Anderson ward councillor Brad Drew called for order and respect on both sides of the fence when the public meeting started to get slightly out of hand.
By Gav Ross
COMMUNITY members who attended last week’s tense public meeting at Kernot detailing the controversial milk processing facility proposed for the small town say there are many questions still to be answered.
More than 100 concerned residents packed into the Kernot Community Hall for a question-and-answer session with consultants representing Chinese-owned Yo You Dairy Pty Ltd – the company proposing to massively expand dairy operations at a Loch-Kernot Road property by building a milk bottling plant and a feed barn to accommodate up to 1000 cows.
Right off the bat, council’s development services manager, Rebecca Mouy, told meeting attendees that the issue of foreign ownership would not be discussed and that only questions “on the merits of the application and planning process” would be answered.
One property owner, however, didn’t waste time asking Jon McNaught from consulting firm GHD to clarify contradictory statements relating to whether local people would be employed at the facility if it went ahead.
The man referenced an article printed in The Australian newspaper last September, written by Sue Neales, which included comments by Ying Chong Zhang, owner of Ningbo Dairy Group, the Chinese milk giant trading in Australia as Yo You Dairy, indicating plans to bring some of his 2000 employees from China “to milk cows and help lift farm production levels to Chinese standards”.
The man said previous statements made by Mr McNaught were “a straight out contradiction” to what was reported in The Australian article.
“I think there needs to be clarification in the permit saying (they) will use Australians on the site and not just simply put 20 (people) in a house down there, paying them $2 a week back in China to put us all back in the dole queue.”
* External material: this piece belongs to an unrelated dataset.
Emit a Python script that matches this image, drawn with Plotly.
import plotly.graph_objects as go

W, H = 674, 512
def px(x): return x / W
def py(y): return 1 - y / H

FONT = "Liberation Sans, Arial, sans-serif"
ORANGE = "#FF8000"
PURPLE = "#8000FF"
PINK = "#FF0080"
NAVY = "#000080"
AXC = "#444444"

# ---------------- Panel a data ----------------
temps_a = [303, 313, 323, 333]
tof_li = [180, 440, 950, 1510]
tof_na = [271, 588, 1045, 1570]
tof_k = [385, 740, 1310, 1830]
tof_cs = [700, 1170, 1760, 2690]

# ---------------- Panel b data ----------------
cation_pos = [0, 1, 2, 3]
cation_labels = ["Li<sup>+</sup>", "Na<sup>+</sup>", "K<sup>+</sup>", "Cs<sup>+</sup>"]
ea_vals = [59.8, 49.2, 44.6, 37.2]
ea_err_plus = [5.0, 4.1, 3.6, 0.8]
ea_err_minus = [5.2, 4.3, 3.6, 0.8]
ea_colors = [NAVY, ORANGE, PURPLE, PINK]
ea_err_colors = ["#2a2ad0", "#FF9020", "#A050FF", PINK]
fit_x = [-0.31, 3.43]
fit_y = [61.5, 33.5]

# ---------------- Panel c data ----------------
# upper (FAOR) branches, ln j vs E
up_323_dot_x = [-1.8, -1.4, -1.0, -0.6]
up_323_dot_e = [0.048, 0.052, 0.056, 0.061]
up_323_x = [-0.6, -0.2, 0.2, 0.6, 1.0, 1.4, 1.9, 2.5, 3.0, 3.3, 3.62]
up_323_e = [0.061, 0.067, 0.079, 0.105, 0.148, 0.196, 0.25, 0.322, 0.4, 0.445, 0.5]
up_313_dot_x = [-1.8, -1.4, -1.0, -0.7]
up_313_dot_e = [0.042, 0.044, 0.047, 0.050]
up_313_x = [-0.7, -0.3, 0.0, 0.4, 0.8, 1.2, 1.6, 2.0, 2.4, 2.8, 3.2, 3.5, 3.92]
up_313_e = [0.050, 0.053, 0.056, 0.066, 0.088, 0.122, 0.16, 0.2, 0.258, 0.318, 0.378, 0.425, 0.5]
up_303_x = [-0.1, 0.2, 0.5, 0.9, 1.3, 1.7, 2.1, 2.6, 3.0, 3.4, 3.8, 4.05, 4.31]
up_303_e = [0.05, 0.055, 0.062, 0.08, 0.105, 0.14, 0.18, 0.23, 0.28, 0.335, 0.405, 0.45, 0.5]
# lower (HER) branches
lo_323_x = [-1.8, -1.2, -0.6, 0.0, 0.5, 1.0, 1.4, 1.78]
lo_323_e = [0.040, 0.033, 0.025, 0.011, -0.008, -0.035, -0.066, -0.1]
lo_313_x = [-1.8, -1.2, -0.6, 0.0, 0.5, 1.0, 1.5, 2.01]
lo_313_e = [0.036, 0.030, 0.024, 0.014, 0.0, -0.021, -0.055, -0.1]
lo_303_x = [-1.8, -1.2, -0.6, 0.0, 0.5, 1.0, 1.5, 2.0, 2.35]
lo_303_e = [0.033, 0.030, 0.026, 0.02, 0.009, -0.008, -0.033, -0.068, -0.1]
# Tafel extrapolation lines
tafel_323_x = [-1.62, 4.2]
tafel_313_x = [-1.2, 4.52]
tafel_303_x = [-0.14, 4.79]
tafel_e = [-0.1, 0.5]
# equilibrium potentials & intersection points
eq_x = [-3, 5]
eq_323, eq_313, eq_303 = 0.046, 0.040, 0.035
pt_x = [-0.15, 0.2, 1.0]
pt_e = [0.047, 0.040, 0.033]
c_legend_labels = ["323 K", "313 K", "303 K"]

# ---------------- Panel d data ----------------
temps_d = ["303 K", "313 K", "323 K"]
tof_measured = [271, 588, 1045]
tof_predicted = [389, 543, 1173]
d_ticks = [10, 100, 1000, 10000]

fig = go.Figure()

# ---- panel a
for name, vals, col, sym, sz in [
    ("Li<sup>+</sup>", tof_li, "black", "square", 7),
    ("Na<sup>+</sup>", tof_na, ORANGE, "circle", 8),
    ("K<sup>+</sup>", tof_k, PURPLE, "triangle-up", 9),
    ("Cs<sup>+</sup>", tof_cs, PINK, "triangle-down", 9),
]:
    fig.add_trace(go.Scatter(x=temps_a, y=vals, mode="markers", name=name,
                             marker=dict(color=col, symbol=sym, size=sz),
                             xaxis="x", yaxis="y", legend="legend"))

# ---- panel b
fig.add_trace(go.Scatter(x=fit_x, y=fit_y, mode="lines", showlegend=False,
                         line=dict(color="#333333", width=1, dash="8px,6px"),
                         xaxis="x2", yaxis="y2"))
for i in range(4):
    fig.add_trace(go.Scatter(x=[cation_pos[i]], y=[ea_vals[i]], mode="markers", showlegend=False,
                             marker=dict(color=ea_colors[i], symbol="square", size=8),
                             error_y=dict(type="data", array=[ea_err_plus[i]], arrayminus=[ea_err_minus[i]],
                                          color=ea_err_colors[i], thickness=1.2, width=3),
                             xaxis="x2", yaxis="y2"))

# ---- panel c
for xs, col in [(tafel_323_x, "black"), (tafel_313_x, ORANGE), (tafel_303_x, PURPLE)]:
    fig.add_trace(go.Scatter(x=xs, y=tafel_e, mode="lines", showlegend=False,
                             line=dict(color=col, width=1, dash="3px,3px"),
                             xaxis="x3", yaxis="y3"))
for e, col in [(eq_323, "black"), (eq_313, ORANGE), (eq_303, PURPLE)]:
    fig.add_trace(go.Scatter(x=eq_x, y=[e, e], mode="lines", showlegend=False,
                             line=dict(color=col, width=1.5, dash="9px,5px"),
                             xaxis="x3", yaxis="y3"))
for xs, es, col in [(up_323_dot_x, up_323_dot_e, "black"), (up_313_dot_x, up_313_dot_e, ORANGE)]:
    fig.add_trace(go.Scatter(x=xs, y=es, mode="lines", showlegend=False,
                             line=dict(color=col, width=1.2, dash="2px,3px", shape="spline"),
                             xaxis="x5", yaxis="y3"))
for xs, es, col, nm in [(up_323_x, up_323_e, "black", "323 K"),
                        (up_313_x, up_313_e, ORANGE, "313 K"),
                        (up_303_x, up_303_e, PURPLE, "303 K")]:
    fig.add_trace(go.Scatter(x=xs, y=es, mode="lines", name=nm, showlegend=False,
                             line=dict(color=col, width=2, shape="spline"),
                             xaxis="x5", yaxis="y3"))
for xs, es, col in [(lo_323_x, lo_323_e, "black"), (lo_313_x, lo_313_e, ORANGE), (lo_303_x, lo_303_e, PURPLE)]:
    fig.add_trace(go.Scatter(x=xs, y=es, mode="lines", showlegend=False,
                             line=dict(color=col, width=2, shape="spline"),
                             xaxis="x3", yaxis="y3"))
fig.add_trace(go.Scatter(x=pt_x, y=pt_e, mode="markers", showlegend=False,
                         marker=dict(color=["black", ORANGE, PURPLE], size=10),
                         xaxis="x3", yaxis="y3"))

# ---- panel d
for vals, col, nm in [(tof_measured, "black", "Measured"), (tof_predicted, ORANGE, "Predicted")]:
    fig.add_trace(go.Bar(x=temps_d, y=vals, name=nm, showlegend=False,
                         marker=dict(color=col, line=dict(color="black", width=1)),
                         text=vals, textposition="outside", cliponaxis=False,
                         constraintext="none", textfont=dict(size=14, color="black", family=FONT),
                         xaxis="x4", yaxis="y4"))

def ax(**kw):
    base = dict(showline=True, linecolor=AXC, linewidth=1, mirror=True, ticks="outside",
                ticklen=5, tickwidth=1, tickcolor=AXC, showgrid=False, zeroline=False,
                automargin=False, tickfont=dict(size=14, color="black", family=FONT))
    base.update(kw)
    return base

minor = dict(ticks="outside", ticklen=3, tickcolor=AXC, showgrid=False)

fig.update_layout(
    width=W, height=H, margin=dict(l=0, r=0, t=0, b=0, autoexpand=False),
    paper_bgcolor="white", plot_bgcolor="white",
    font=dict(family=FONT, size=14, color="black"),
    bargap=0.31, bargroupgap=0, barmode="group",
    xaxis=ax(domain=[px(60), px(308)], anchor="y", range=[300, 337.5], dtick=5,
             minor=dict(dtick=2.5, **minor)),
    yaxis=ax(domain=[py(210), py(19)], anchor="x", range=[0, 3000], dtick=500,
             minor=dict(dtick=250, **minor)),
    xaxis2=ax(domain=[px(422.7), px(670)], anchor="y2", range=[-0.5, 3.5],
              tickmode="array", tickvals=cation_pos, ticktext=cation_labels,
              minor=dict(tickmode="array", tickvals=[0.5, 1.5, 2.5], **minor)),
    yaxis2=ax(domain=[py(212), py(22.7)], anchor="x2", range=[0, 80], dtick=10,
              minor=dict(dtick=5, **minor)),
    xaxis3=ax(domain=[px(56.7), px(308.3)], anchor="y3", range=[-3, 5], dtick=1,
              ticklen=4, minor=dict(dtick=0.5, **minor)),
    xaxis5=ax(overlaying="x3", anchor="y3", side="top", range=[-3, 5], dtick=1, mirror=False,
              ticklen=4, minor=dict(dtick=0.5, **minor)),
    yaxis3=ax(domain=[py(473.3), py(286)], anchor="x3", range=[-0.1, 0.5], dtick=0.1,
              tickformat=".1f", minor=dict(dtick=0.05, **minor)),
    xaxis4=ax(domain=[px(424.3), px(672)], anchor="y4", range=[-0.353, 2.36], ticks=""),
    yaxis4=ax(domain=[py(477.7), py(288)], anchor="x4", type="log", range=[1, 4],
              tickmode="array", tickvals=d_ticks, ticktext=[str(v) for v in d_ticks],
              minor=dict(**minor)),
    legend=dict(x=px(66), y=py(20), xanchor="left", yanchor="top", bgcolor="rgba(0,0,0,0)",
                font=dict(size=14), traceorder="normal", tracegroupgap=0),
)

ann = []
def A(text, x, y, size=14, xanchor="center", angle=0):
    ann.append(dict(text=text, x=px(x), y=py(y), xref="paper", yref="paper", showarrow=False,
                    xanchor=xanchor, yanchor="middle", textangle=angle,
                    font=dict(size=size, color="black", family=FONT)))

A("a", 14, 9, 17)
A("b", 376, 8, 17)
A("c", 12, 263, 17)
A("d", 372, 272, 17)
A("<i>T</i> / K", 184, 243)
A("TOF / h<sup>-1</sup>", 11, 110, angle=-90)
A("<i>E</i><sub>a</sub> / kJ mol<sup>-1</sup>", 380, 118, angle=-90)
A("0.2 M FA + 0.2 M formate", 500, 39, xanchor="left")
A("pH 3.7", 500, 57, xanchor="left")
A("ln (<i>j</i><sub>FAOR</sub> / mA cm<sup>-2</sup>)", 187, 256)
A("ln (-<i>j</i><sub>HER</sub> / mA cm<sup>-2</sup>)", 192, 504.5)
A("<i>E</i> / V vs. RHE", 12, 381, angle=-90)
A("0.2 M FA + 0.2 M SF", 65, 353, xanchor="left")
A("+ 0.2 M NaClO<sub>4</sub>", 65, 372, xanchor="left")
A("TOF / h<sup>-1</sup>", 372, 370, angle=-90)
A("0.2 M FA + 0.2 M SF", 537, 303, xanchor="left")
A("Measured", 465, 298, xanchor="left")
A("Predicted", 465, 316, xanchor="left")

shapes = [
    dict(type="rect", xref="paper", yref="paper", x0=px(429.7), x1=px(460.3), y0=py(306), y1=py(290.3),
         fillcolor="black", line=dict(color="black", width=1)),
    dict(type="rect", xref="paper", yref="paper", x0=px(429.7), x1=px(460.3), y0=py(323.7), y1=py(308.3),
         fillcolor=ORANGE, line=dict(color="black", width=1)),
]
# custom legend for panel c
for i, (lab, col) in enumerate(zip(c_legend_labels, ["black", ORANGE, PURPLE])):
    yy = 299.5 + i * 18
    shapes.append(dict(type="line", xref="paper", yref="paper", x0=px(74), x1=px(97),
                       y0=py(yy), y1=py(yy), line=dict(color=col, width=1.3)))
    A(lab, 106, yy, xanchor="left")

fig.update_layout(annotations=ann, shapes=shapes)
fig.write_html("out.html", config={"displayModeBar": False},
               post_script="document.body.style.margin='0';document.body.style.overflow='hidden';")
In a slightly confusing moment, Mr McNaught started answering the query when microphone feedback from the speaker system disrupted the meeting.
Ms Mouy then stepped in said: “We can’t condition up a permit about who someone hires.
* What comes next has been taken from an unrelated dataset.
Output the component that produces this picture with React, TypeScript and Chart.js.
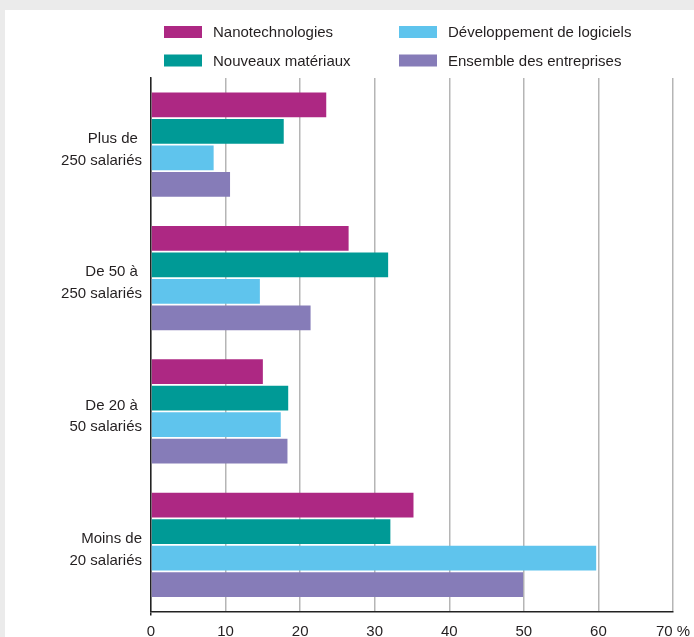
import React, { useEffect, useRef } from "react";
import { Chart, registerables } from "chart.js";

Chart.register(...registerables);

const categories: string[][] = [
  ["Plus de ", "250 salariés"],
  ["De 50 à ", "250 salariés"],
  ["De 20 à ", "50 salariés"],
  ["Moins de", "20 salariés"],
];

const seriesNames = [
  "Nanotechnologies",
  "Nouveaux matériaux",
  "Développement de logiciels",
  "Ensemble des entreprises",
];

const nanotech = [23.5, 26.5, 15.0, 35.2];
const nouveauxMateriaux = [17.8, 31.8, 18.4, 32.1];
const logiciels = [8.4, 14.6, 17.4, 59.7];
const ensemble = [10.6, 21.4, 18.3, 49.9];

const colors = ["#ad2883", "#009a96", "#5fc4ed", "#867cb8"];

const xTicks = [0, 10, 20, 30, 40, 50, 60, 70];

const FONT = "'Liberation Sans', Arial, Helvetica, sans-serif";
const TEXT = "#231f20";

const legendPlugin = {
  id: "twoColLegend",
  afterDraw(chart: any) {
    const ctx = chart.ctx;
    const area = chart.chartArea;
    ctx.save();
    ctx.font = `15px ${FONT}`;
    ctx.textBaseline = "middle";
    ctx.textAlign = "left";
    chart.data.datasets.forEach((ds: any, i: number) => {
      const col = Math.floor(i / 2);
      const row = i % 2;
      const bx = area.left + 13 + col * 235;
      const cy = 32 + row * 28.5;
      ctx.fillStyle = ds.backgroundColor;
      ctx.fillRect(bx, cy - 6, 38, 12);
      ctx.fillStyle = TEXT;
      ctx.fillText(ds.label, bx + 49, cy + 1);
    });
    ctx.restore();
  },
};

export default function App() {
  const ref = useRef<HTMLCanvasElement | null>(null);

  useEffect(() => {
    if (!ref.current) return;
    const values = [nanotech, nouveauxMateriaux, logiciels, ensemble];
    const chart = new Chart(ref.current, {
      type: "bar",
      data: {
        labels: categories,
        datasets: seriesNames.map((name, i) => ({
          label: name,
          data: values[i],
          backgroundColor: colors[i],
          borderWidth: 0,
          categoryPercentage: 0.795,
          barPercentage: 0.93,
        })),
      },
      options: {
        indexAxis: "y",
        animation: false,
        responsive: false,
        maintainAspectRatio: false,
        layout: { padding: { top: 78, right: 21, left: 0, bottom: 0 } },
        plugins: {
          legend: { display: false },
          tooltip: { enabled: false },
        },
        scales: {
          x: {
            min: 0,
            max: 70,
            afterBuildTicks: (scale: any) => {
              scale.ticks = xTicks.map((v) => ({ value: v }));
            },
            afterFit: (scale: any) => {
              scale.height = 25.5;
              scale.paddingLeft = 0;
              scale.paddingRight = 0;
            },
            grid: {
              color: "#b5b5b5",
              lineWidth: 1.5,
              drawTicks: true,
              tickLength: 4,
              tickColor: (ctx: any) => (ctx.index === 0 ? "#222" : "rgba(0,0,0,0)"),
            },
            border: { display: true, color: "#222", width: 1.5 },
            ticks: {
              font: { family: FONT, size: 15 },
              color: TEXT,
              padding: 7,
              maxRotation: 0,
              autoSkip: false,
              callback: (v: any) => (Number(v) === 70 ? "70 %" : String(v)),
            },
          },
          y: {
            afterFit: (scale: any) => {
              scale.width = 151;
              scale.paddingTop = 0;
              scale.paddingBottom = 0;
            },
            grid: { display: false, drawTicks: false },
            border: { display: true, color: "#222", width: 1.5 },
            ticks: {
              font: { family: FONT, size: 15, lineHeight: 1.45 },
              color: TEXT,
              padding: 9,
              labelOffset: 5,
            },
          },
        },
      },
      plugins: [legendPlugin],
    });
    return () => chart.destroy();
  }, []);

  return (
    <div
      style={{
        position: "fixed",
        left: 0,
        top: 0,
        width: 694,
        height: 637,
        background: "#ebebeb",
        overflow: "hidden",
      }}
    >
      <div
        style={{
          position: "absolute",
          left: 5,
          top: 10,
          right: 0,
          bottom: 0,
          background: "#ffffff",
        }}
      />
      <canvas
        ref={ref}
        width={694}
        height={637}
        style={{ position: "absolute", left: 0, top: 0, width: 694, height: 637 }}
      />
    </div>
  );
}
“We can’t verify exactly what the context of (The Australian) article is.”
A new information sheet on the Kernot dairy proposal provided at the meeting states “the initial bottling plant is anticipating the creation of four to five additional jobs. We are looking at employing locals for these roles.”
The topic of foreign workers was not the only one that was answered unsatisfactorily, according to those attending the meeting.
Colin Tyler, a property owner close to the subject site, was left exasperated after he repeatedly asked whether Yo You were looking at purchasing a neighbouring farm.
He was told there were “negotiations” but nothing could be confirmed due to privacy reasons.
Mr Tyler said the meeting provided “bugger all” new information.
Another neighbouring landowner, Lisa MacPherson, said she believed many questions at the meeting were avoided.
“There certainly needs to be another meeting before (council) makes a decision,” she said.
Ms MacPherson said a few of the subjects consultants avoided questions on included the growth of the plant and effluent management.
She also said she was “appalled” by confirmation by Mr McNaught that an Environmental Effects Statement (EES) will not be required for the development because the scale of the project does not trigger the need for one.
“How could something so industrial not require a statement?” she said.
Ms MacPherson predicted the outcome of the application will ultimately be decided at VCAT.
“I hope that the community stand together and we continue to fight it.
“We’re not just fighting for Kernot, we’re fighting for the (dairy) industry.
“The show of people at the meeting was strong, and it wasn’t just people from Kernot.
“It was dairy farmers from all around the shire who were born into this industry, and they were very strong in their views.”
Animal welfare was another subject discussed at length at the two-hour meeting.
Mr McNaught said considerations for animal health were “a fair concern”, but assured that the ‘free stall’ feeding barn will utilise leading technology that has demonstrated improved animal health in dairy facilities worldwide.
“It’s definitely not a feed lot,” he said.
“In feed lots, cows are stuffed in a pen, force fed and fattened up for market.
“These cows (will be) free to walk around and research has shown that if you leave the gates open they’ll spend 90 per cent of the time in the barn of their own choice.”
Mr McNaught said cows at the Kernot property will be much healthier and “more comfortable” not having to travel up to one kilometre daily to wander in and out of the dairy.
“And in winter they won’t need to be travelling through mud, which has both milk and animal health benefits.”
Justin McCallion from Foster-based company Dairy Constructions said the 450 cows milked at the farm currently are “up to their udders in mud four to five months of the year”.
“The current situation is that’s a very wet farm,” he said.
“They have no solution so we’re providing the solution, which is housing the cows.
“It’s driven by animal welfare.
“A happy and healthy cow produces a great deal more milk.
“In a controlled environment the cow is able to feed, water and sleep when it chooses.”
Mr McCallion added that mattress bedding for cows in the barn will likely be recommended and rubber will be installed in the shed’s laneways, so cows won’t always be standing or walking on concrete.
These comments did not dissuade several community members from raising concerns about mastitis and other conditions associated with high milk production.
The Bass Coast Shire Council is expected to vote on the planning permit application at its April 18 meeting in Cowes.